WASHINGTON, DC — U.S. Sens. Sherrod Brown (D-OH) and Mark Kirk (R-IL) today announced the introduction of the bipartisan National Manufacturing Strategy Act of 2011, legislation aimed at bolstering the competitiveness of the American manufacturing industry. The U.S. House introduced similar legislation. By requiring the development of a national manufacturing strategy, the bill would boost traditional and high-tech manufacturing, spur American job growth, and strengthen the middle class.
“Manufacturing helped build our middle class and must lead our nation’s economic recovery,” Sen. Brown said. “If we’re going to out-compete and out-innovate other countries, it will require a national manufacturing strategy. The United States has been without one, and our economy has paid the price. We are seeing manufacturing help lead us out of the recession, but we need a sustained strategy to ensure long-term growth and job creation.”
“Manufacturing is the backbone of the U.S. economy,” Senator Kirk said. “Today, American manufacturing has fallen behind China as the world’s leading producer. This bill will establish a national roadmap to spur economic growth, create new jobs and keep us competitive in the global economy,” Senator Kirk said.
America has lost 5.5 million manufacturing jobs, or one-third of the total, over the last decade.

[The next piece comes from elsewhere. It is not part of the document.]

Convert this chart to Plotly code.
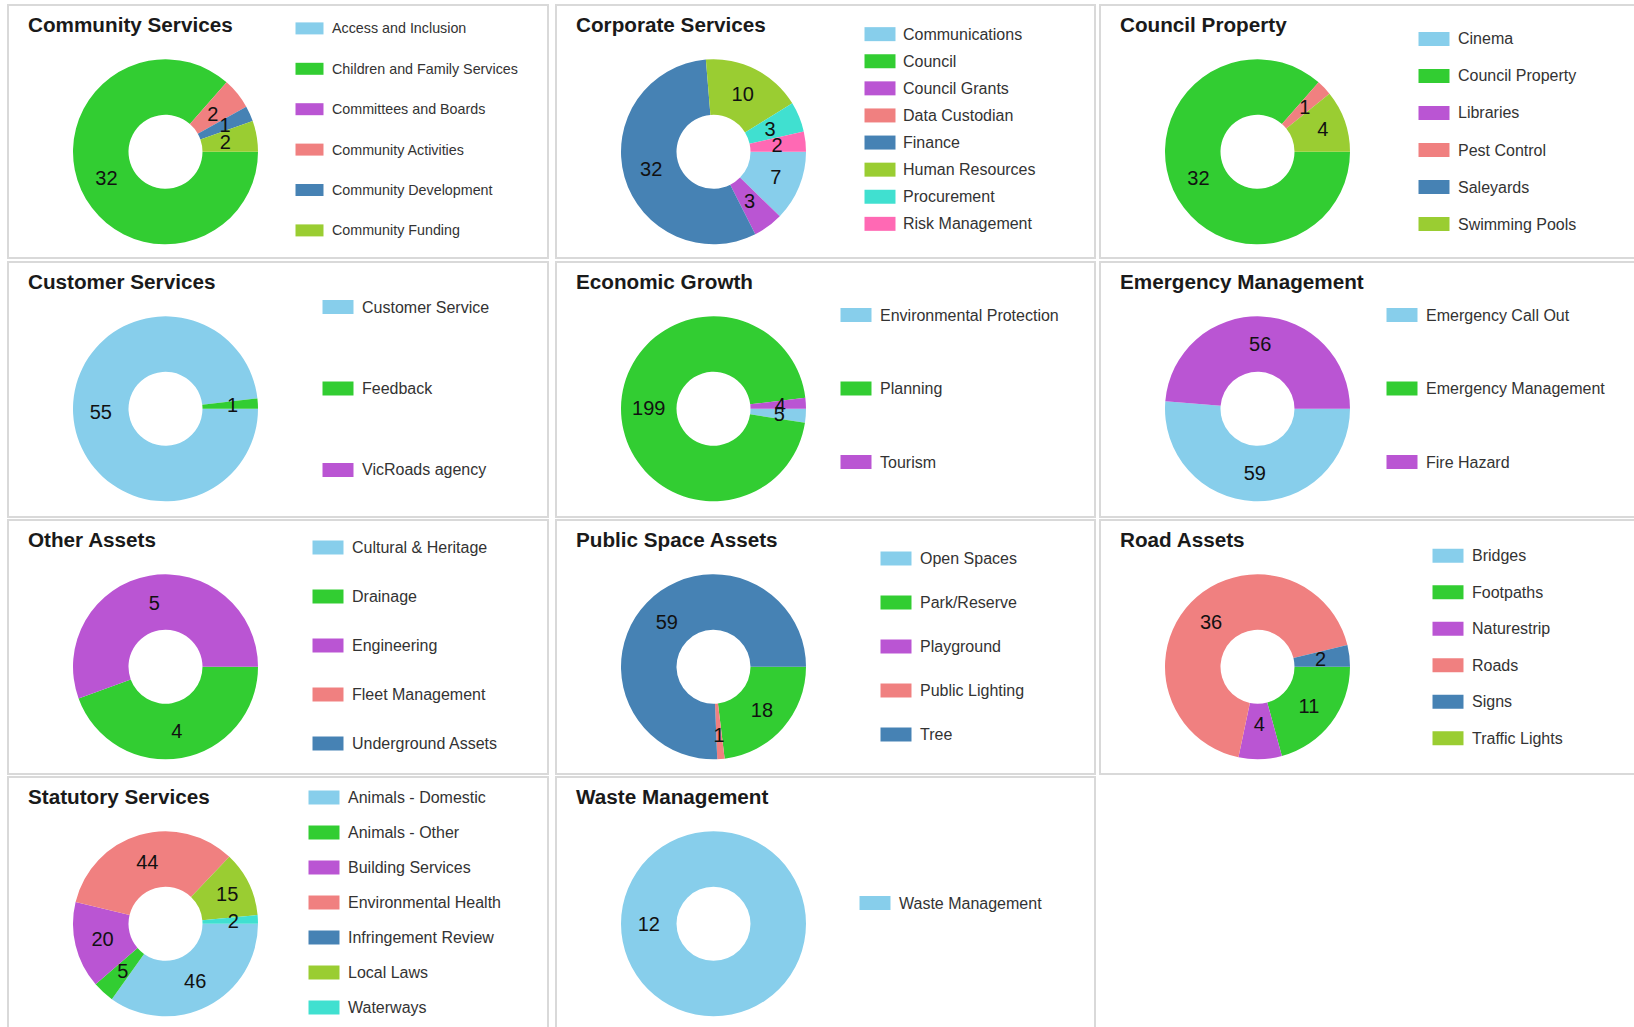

With a per capita GDP of $47,400, the United States remains the world’s greatest economic power.
However, unless we increase our exports – in 2010, the U.S. trade deficit was $630 billion – then we will encounter new threats to a complete economic recovery. The U.S. ranked 4th in exports with about $1.27 trillion in exports last year, yet, we ranked first in imports.
In addition to the consequences for the middle class, the loss of manufacturing capacity harms national security by threatening America’s ability to independently equip its military. Historically, the manufacturing sector has led the American economy out of recession. For instance, the auto industry contributed significantly to the economic recovery following the recession of the early 1980s.

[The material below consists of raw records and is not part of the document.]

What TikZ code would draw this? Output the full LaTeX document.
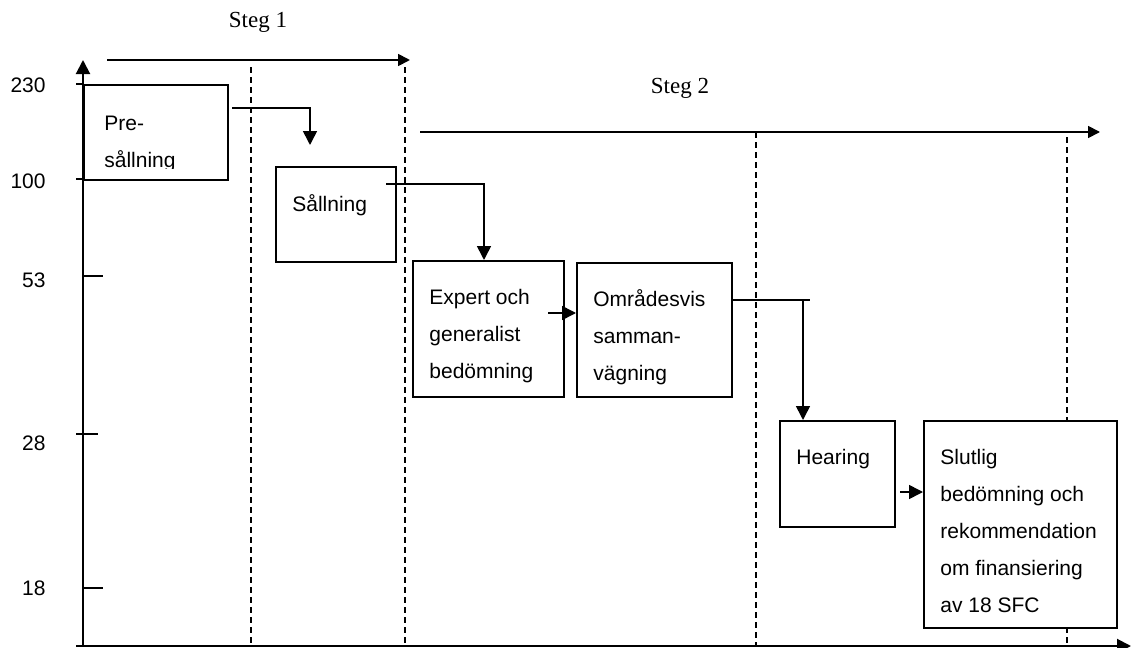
\documentclass[tikz,border=0pt]{standalone}
\usepackage{fontspec}
\setmainfont{Liberation Serif}
\setsansfont{Liberation Sans}
\usetikzlibrary{positioning,arrows.meta}
\tikzset{
  box/.style={draw, line width=1pt, fill=white, inner sep=0pt, anchor=north west},
  txt/.style={inner sep=0pt, anchor=north west, align=left, font=\sffamily\fontsize{10.5}{18.5}\selectfont},
  ticklbl/.style={anchor=east, inner sep=0pt, font=\sffamily\fontsize{10.5}{12}\selectfont},
  steg/.style={inner sep=0pt, font=\fontsize{11.5}{14}\selectfont},
  axisline/.style={line width=1pt, -{Triangle[length=7pt, width=7pt]}},
  phase/.style={line width=0.9pt, -{Triangle[length=6pt, width=6pt]}},
  arr/.style={line width=0.8pt, -{Triangle[length=7pt, width=7pt]}},
  guide/.style={line width=0.8pt, dash pattern=on 3pt off 2pt}}

\begin{document}
\begin{tikzpicture}[x=0.5pt, y=-0.5pt]
\useasboundingbox (0,0) rectangle (1131,648);
% phases
\node[steg] (s1) at (258,22) {Steg 1};
\node[steg] (s2) at (680,88) {Steg 2};
\coordinate (s1a) at (107,60); \coordinate (s1b) at (410,60);
\coordinate (s2a) at (420,132); \coordinate (s2b) at (1100,132);
\draw[phase] (s1a) -- (s1b);
\draw[phase] (s2a) -- (s2b);
% dashed guides
\draw[guide] (251,67) -- (251,646);
\draw[guide] (405,67) -- (405,646);
\draw[guide] (756,132) -- (756,646);
\draw[guide] (1067,137) -- (1067,646);
% axes
\coordinate (o) at (83,646);
\draw[axisline] (76,646) -- (1131,646);
\draw[axisline] (o) -- (83,60);
\draw[line width=0.8pt] (76,84) -- (83,84) (76,179) -- (83,179) (83,276) -- (103,276)
  (76,434) -- (98,434) (83,588) -- (103,588);
\node[ticklbl] (l230) at (46,85) {230};
\node[ticklbl] (l100) at (46,181) {100};
\node[ticklbl] (l53) at (46,280) {53};
\node[ticklbl] (l28) at (46,443) {28};
\node[ticklbl] (l18) at (46,588) {18};
% boxes
\node[box, minimum width=72pt, minimum height=47.5pt] (pre) at (83,84) {};
\begin{scope}
\clip (83,84) rectangle (227,168);
\node[txt] (tpre) at ([shift={(21,32)}]pre.north west) {Pre-\\sållning};
\end{scope}
\node[box, minimum width=60pt, minimum height=47.5pt] (sall) at (275,166) {};
\node[txt] (tsall) at ([shift={(17,28)}]sall.north west) {Sållning};
\node[box, minimum width=75.5pt, minimum height=68pt] (expert) at (412,260) {};
\node[txt] (texpert) at ([shift={(17,29)}]expert.north west) {Expert och\\generalist\\bedömning};
\node[box, minimum width=77.5pt, minimum height=67pt] (omrade) at (576,262) {};
\node[txt] (tomrade) at ([shift={(17,27)}]omrade.north west) {Områdesvis\\samman-\\vägning};
\node[box, minimum width=57.5pt, minimum height=53pt] (hearing) at (779,420) {};
\node[txt] (thearing) at ([shift={(17,29)}]hearing.north west) {Hearing};
\node[box, minimum width=96.5pt, minimum height=103.5pt] (slut) at (923,420) {};
\node[txt] (tslut) at ([shift={(17,29)}]slut.north west) {Slutlig\\bedömning och\\rekommendation\\om finansiering\\av 18 SFC};
% connectors
\coordinate (p1) at (310,145);
\draw[arr] ([shift={(3,24)}]pre.north east) -| (p1);
\draw[arr] ([shift={(-11,18)}]sall.north east) -| ([xshift=-2.25pt]expert.north);
\draw[arr] ([shift={(-17,53)}]expert.north east) coordinate (e1) -- (e1 -| omrade.west);
\draw[line width=0.8pt] ([yshift=-19pt]omrade.north east) coordinate (o1) -- ++(77,0);
\draw[arr] (o1) -| ([xshift=12pt]hearing.north west);
\draw[arr] ([shift={(4,72)}]hearing.north east) coordinate (h1) -- (h1 -| slut.west);
\end{tikzpicture}
\end{document}
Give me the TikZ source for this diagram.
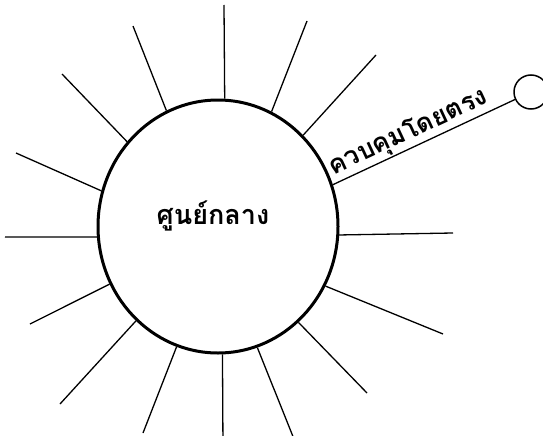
\documentclass[tikz,border=0pt]{standalone}
\usepackage{fontspec}
\newfontfamily\thaifont[Script=Thai]{Loma}
\usetikzlibrary{shapes.geometric}
\begin{document}
\begin{tikzpicture}[x=1pt,y=-1pt,
  ray/.style={line width=1.3pt},
  hub/.style={ellipse,draw,line width=3pt,minimum width=240pt,minimum height=253pt,inner sep=0pt},
  leaf/.style={circle,draw,line width=1.5pt,minimum size=34pt,inner sep=0pt},
  lbl/.style={font=\thaifont\bfseries}]
\useasboundingbox (0,0) rectangle (543,436);
\node[hub] (c) at (218,226.5) {};
\node[lbl,font=\thaifont\bfseries\fontsize{27}{30}\selectfont] (t) at (213,216) {ศูนย์กลาง};
\node[leaf] (s) at (531,92) {};
\coordinate (e1) at (224,5);
\coordinate (e2) at (133,26);
\coordinate (e3) at (307,21);
\coordinate (e4) at (376,55);
\coordinate (e5) at (62,74);
\coordinate (e6) at (16,153);
\coordinate (e7) at (5,237);
\coordinate (e8) at (30,324);
\coordinate (e9) at (60,404);
\coordinate (e10) at (143,433);
\coordinate (e11) at (223,450);
\coordinate (e12) at (296,444);
\coordinate (e13) at (367,393);
\coordinate (e14) at (443,334);
\coordinate (e15) at (453,233);
\draw[ray] (c.87.3) -- (e1);
\draw[ray] (c.114.2) -- (e2);
\draw[ray] (c.65.4) -- (e3);
\draw[ray] (c.47.1) -- (e4);
\draw[ray] (c.137.5) -- (e5);
\draw[ray] (c.163.1) -- (e6);
\draw[ray] (c.185) -- (e7);
\draw[ray] (c.208.9) -- (e8);
\draw[ray] (c.229.1) -- (e9);
\draw[ray] (c.251.8) -- (e10);
\draw[ray] (c.272.2) -- (e11);
\draw[ray] (c.288.5) -- (e12);
\draw[ray] (c.310.1) -- (e13);
\draw[ray] (c.331.4) -- (e14);
\draw[ray] (c.356.9) -- (e15);
\draw[ray] (c.20.9) -- node[sloped,above,pos=0.45,inner sep=1pt,lbl,font=\thaifont\bfseries\fontsize{26}{30}\selectfont] {ควบคุมโดยตรง} (s);
\end{tikzpicture}
\end{document}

The National Manufacturing Strategy Act of 2011 would require the Commerce Secretary to conduct a comprehensive analysis of the nation’s manufacturing sector and submit to Congress a National Manufacturing Strategy. The goals of the Strategy are to increase manufacturing jobs, identify emerging technologies to strengthen U.S. competitiveness, and strengthen the manufacturing sectors in which the U.S. is most competitive.

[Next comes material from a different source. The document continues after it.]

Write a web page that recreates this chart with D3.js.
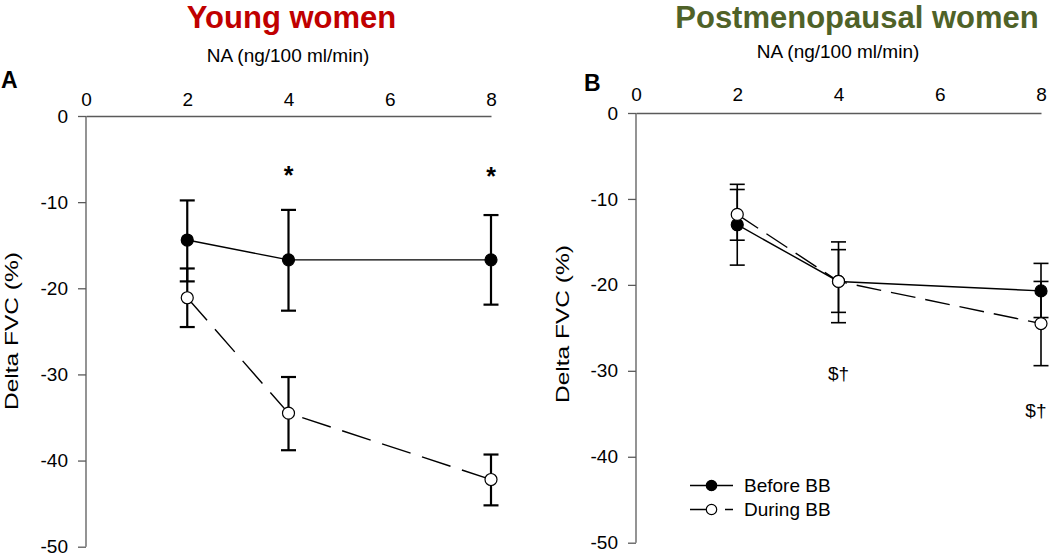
<!DOCTYPE html>
<html><head><meta charset="utf-8">
<script src="https://cdn.jsdelivr.net/npm/d3@7"></script>
<style>
body{margin:0;background:#fff;}
text{font-family:"Liberation Sans",Arial,Helvetica,sans-serif;fill:#000;}
</style></head>
<body><svg id="chart" width="1050" height="556"></svg>
<script>
// ---------- data ----------
const xDoses = [2, 4, 8];
const xTicks = [0, 2, 4, 6, 8];
const yTicks = [0, -10, -20, -30, -40, -50];

// Panel A - Young women
const youngBefore      = [-14.4, -16.7, -16.7];
const youngBeforeUpper = [-9.8, -10.9, -11.5];
const youngBeforeLower = [-19.2, -22.6, -21.9];
const youngDuring      = [-21.1, -34.5, -42.2];
const youngDuringUpper = [-17.7, -30.3, -39.3];
const youngDuringLower = [-24.5, -38.8, -45.2];
const youngMarksX = [4, 8];
const youngMarksY = [-6.5, -6.6];
const youngMarkText = ["*", "*"];

// Panel B - Postmenopausal women
const postBefore      = [-13.0, -19.6, -20.7];
const postBeforeUpper = [-8.3, -15.0, -17.5];
const postBeforeLower = [-17.7, -24.4, -23.8];
const postDuring      = [-11.8, -19.6, -24.5];
const postDuringUpper = [-8.9, -15.9, -19.6];
const postDuringLower = [-14.8, -23.2, -29.4];
const postMarksX = [4, 7.9];
const postMarksY = [-31.1, -35.4];
const postMarkText = ["$\u2020", "$\u2020"];

const seriesNames = ["Before BB", "During BB"];
const xTitle = "NA (ng/100 ml/min)";
const yTitle = "Delta FVC (%)";

const svg = d3.select("#chart");
const AXIS = "#5a5a5a";

function drawPanel(cfg){
  const g = svg.append("g");
  const x = d3.scaleLinear().domain([0, 8]).range(cfg.xRange);
  const y = d3.scaleLinear().domain([-50, 0]).range(cfg.yRange);

  // titles
  g.append("text").attr("x", cfg.titleX).attr("y", cfg.titleY)
    .attr("text-anchor", "middle").style("font-size", "31px").style("font-weight", "bold")
    .style("fill", cfg.titleColor).text(cfg.title);
  g.append("text").attr("x", cfg.xTitleX).attr("y", cfg.xTitleY)
    .attr("text-anchor", "middle").style("font-size", "19px").text(xTitle);
  g.append("text").attr("x", cfg.letterX).attr("y", cfg.letterY)
    .style("font-size", "23px").style("font-weight", "bold").text(cfg.letter);
  g.append("text")
    .attr("transform", `translate(${cfg.yTitleX},${cfg.yTitleY}) rotate(-90)`)
    .attr("text-anchor", "middle").style("font-size", "19px")
    .attr("textLength", 158).attr("lengthAdjust", "spacingAndGlyphs")
    .text(yTitle);

  // axes
  const xAxis = g.append("g").attr("transform", `translate(0,${y(0)})`)
    .call(d3.axisTop(x).tickValues(xTicks).tickSize(0).tickPadding(cfg.xPad).tickFormat(d3.format("d")));
  const yAxis = g.append("g").attr("transform", `translate(${x(0)},0)`)
    .call(d3.axisLeft(y).tickValues(yTicks).tickSize(8).tickPadding(10).tickFormat(d3.format("d")));
  [xAxis, yAxis].forEach(a => {
    a.select(".domain").attr("stroke", AXIS).attr("stroke-width", 1.3);
    a.selectAll(".tick line").attr("stroke", AXIS).attr("stroke-width", 1.3);
    a.selectAll(".tick text").style("font-size", "19px").style("font-family", "'Liberation Sans',Arial,sans-serif").attr("fill", "#000");
  });
  yAxis.select(".domain").attr("d", `M0,${y(-50)}V${y(0)}`);
  yAxis.selectAll(".tick text").text(d => d === 0 ? "0" : "-" + Math.abs(d));

  const line = d3.line().x(d => x(d[0])).y(d => y(d[1]));
  const series = [
    {m: cfg.before, up: cfg.beforeUp, lo: cfg.beforeLo, fill: "#000", dash: null},
    {m: cfg.during, up: cfg.duringUp, lo: cfg.duringLo, fill: "#fff", dash: cfg.dash}
  ];
  const order = cfg.drawOrder;
  // error bars
  order.forEach(i => {
    const s = series[i];
    const eb = g.append("g").attr("stroke", "#000").attr("stroke-width", cfg.ebWidth).attr("fill", "none");
    xDoses.forEach((xd, k) => {
      eb.append("line").attr("x1", x(xd)).attr("x2", x(xd)).attr("y1", y(s.up[k])).attr("y2", y(s.lo[k]));
      [s.up[k], s.lo[k]].forEach(v => eb.append("line")
        .attr("x1", x(xd) - 7.5).attr("x2", x(xd) + 7.5).attr("y1", y(v)).attr("y2", y(v)));
    });
  });
  // lines
  order.forEach(i => {
    const s = series[i];
    g.append("path").datum(xDoses.map((xd, k) => [xd, s.m[k]]))
      .attr("d", line).attr("fill", "none").attr("stroke", "#000").attr("stroke-width", 1.4)
      .attr("stroke-dasharray", s.dash);
  });
  // markers
  order.forEach(i => {
    const s = series[i];
    g.selectAll(null).data(xDoses.map((xd, k) => [xd, s.m[k]])).enter().append("circle")
      .attr("cx", d => x(d[0])).attr("cy", d => y(d[1])).attr("r", 6)
      .attr("fill", s.fill).attr("stroke", "#000").attr("stroke-width", 1.2);
  });
  // significance marks
  cfg.marksX.forEach((mx, k) => {
    g.append("text").attr("x", x(mx)).attr("y", y(cfg.marksY[k]))
      .attr("text-anchor", "middle").attr("dy", cfg.markDy)
      .style("font-size", cfg.markSize).style("font-weight", cfg.markWeight).text(cfg.marksT[k]);
  });
  return {x, y, g};
}

drawPanel({
  xRange: [86, 491], yRange: [546.7, 116], xPad: 10,
  title: "Young women", titleColor: "#c00000", titleX: 291.5, titleY: 28,
  xTitleX: 288, xTitleY: 62, letter: "A", letterX: 1, letterY: 88,
  yTitleX: 18, yTitleY: 331,
  before: youngBefore, beforeUp: youngBeforeUpper, beforeLo: youngBeforeLower,
  during: youngDuring, duringUp: youngDuringUpper, duringLo: youngDuringLower,
  dash: "30,12", ebWidth: 2.2, drawOrder: [1, 0],
  marksX: youngMarksX, marksY: youngMarksY, marksT: youngMarkText,
  markDy: "0.5em", markSize: "25px", markWeight: "bold"
});

const B = drawPanel({
  xRange: [636, 1041], yRange: [542.7, 113], xPad: 12,
  title: "Postmenopausal women", titleColor: "#4f6228", titleX: 857, titleY: 28,
  xTitleX: 838, xTitleY: 58, letter: "B", letterX: 584, letterY: 91,
  yTitleX: 569, yTitleY: 324,
  before: postBefore, beforeUp: postBeforeUpper, beforeLo: postBeforeLower,
  during: postDuring, duringUp: postDuringUpper, duringLo: postDuringLower,
  dash: "25,10", ebWidth: 1.6, drawOrder: [0, 1],
  marksX: postMarksX, marksY: postMarksY, marksT: postMarkText,
  markDy: "0", markSize: "19px", markWeight: "normal"
});

// legend (panel B)
const leg = B.g.append("g");
const legRows = [{name: seriesNames[0], fill: "#000", dash: null, y: 485.5},
                 {name: seriesNames[1], fill: "#fff", dash: "17,18,8,100", y: 509.5}];
legRows.forEach(r => {
  leg.append("line").attr("x1", 690).attr("x2", 733).attr("y1", r.y).attr("y2", r.y)
    .attr("stroke", "#000").attr("stroke-width", 1.4).attr("stroke-dasharray", r.dash);
  leg.append("circle").attr("cx", 711.5).attr("cy", r.y).attr("r", 5.2)
    .attr("fill", r.fill).attr("stroke", "#000").attr("stroke-width", 1.2);
  leg.append("text").attr("x", 744).attr("y", r.y + 6.5).style("font-size", "19px").text(r.name);
});
</script></body></html>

To ensure widespread support from both business and government, this bill would require the president to establish a Manufacturing Strategy Board of federal officials, two state governors from different parties, and private-sector manufacturing leaders. Every four years, the board would conduct a comprehensive analysis of the manufacturing sector – covering matters ranging from financing to trade to the defense industrial base. Based on this analysis and ample public input, the board would develop a strategy that includes specific recommendations to the President, Congress, and industry for bolstering American manufacturing. The board will also assess the implementation of its recommendations annually, and the nonpartisan Government Accountability Organization will conduct a separate review.